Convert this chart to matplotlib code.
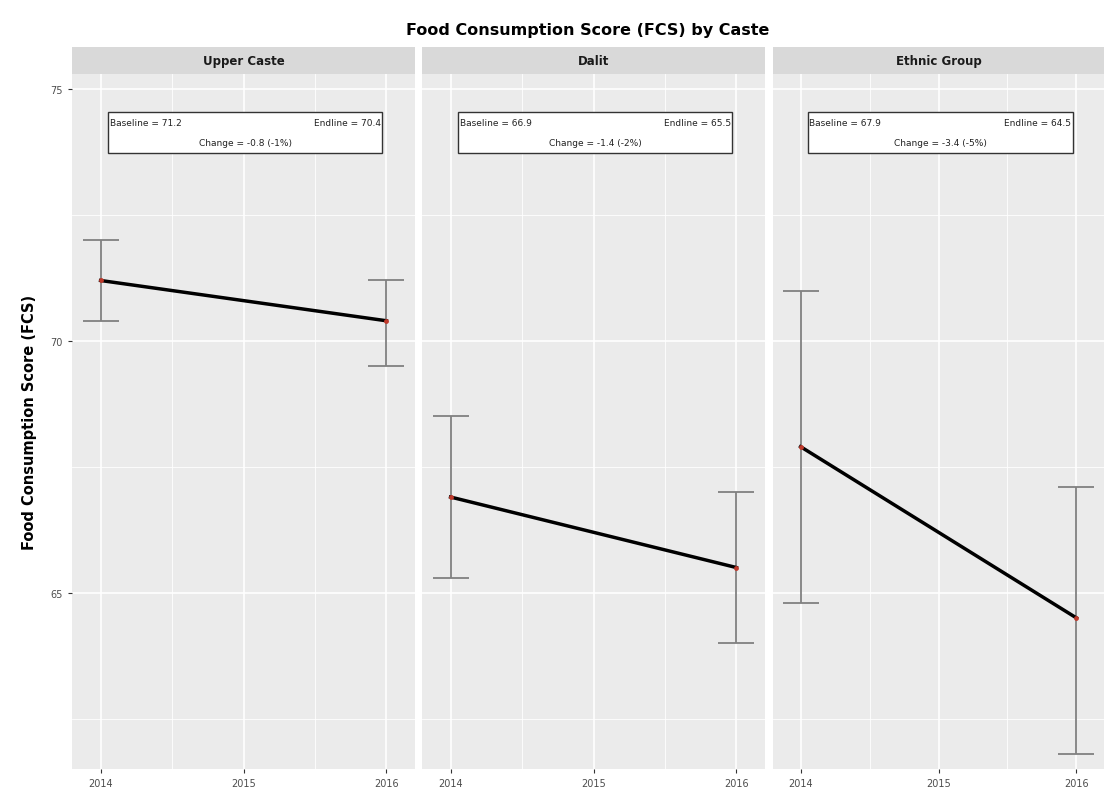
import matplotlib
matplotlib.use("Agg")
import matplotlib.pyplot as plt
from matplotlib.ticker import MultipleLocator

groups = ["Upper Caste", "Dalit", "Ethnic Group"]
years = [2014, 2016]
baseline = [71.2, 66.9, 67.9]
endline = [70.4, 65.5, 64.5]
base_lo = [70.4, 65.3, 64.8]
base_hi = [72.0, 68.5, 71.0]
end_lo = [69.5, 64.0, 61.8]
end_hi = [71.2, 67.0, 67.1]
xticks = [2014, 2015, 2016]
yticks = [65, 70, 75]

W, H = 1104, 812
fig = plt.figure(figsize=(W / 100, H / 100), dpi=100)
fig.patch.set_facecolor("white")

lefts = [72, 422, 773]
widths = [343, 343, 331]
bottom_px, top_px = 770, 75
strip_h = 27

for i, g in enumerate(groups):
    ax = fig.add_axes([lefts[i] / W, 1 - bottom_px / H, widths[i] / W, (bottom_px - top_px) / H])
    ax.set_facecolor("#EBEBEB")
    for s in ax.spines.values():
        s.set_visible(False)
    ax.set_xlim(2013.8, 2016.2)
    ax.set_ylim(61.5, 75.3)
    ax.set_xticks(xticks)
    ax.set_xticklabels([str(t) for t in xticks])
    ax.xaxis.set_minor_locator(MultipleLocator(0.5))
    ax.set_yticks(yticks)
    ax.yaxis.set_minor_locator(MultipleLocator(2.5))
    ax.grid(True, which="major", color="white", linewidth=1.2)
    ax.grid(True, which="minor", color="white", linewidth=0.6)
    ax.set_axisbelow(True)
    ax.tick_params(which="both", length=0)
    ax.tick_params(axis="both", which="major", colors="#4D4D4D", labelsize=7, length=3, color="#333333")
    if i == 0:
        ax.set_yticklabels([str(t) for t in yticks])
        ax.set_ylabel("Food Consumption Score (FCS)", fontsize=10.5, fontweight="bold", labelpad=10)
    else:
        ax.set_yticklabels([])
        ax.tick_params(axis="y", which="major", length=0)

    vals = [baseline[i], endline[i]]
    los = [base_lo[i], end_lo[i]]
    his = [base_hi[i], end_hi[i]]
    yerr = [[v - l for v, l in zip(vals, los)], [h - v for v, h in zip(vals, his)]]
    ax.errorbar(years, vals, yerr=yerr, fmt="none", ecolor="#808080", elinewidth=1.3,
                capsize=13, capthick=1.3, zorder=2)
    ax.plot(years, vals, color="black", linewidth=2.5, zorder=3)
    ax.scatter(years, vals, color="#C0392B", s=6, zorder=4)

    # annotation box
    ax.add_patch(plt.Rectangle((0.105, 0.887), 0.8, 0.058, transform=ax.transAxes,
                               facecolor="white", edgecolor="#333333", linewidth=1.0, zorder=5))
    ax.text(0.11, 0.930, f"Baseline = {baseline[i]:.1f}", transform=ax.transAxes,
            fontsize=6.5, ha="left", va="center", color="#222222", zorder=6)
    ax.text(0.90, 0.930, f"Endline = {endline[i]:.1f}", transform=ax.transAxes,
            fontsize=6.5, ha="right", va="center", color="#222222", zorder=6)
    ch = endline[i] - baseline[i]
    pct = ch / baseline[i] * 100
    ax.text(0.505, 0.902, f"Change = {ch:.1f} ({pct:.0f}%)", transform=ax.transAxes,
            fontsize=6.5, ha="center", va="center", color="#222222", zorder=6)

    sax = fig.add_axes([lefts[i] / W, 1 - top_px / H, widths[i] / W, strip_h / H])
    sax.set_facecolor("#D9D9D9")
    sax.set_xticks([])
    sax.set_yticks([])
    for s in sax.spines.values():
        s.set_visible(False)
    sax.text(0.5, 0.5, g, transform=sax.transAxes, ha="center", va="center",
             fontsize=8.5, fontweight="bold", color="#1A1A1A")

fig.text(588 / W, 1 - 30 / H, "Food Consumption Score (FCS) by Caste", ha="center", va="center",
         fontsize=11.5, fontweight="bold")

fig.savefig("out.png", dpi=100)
# # #
■ **DIRECTION**
Go from the first line of the data above to the line containing "from matplotlib.ticker import MultipleLocator" and retype exactly those lines, both included, but none of the pictures.

■ **PROBLEM SOLUTION**
Convert this chart to matplotlib code.
import matplotlib
matplotlib.use("Agg")
import matplotlib.pyplot as plt
from matplotlib.ticker import MultipleLocator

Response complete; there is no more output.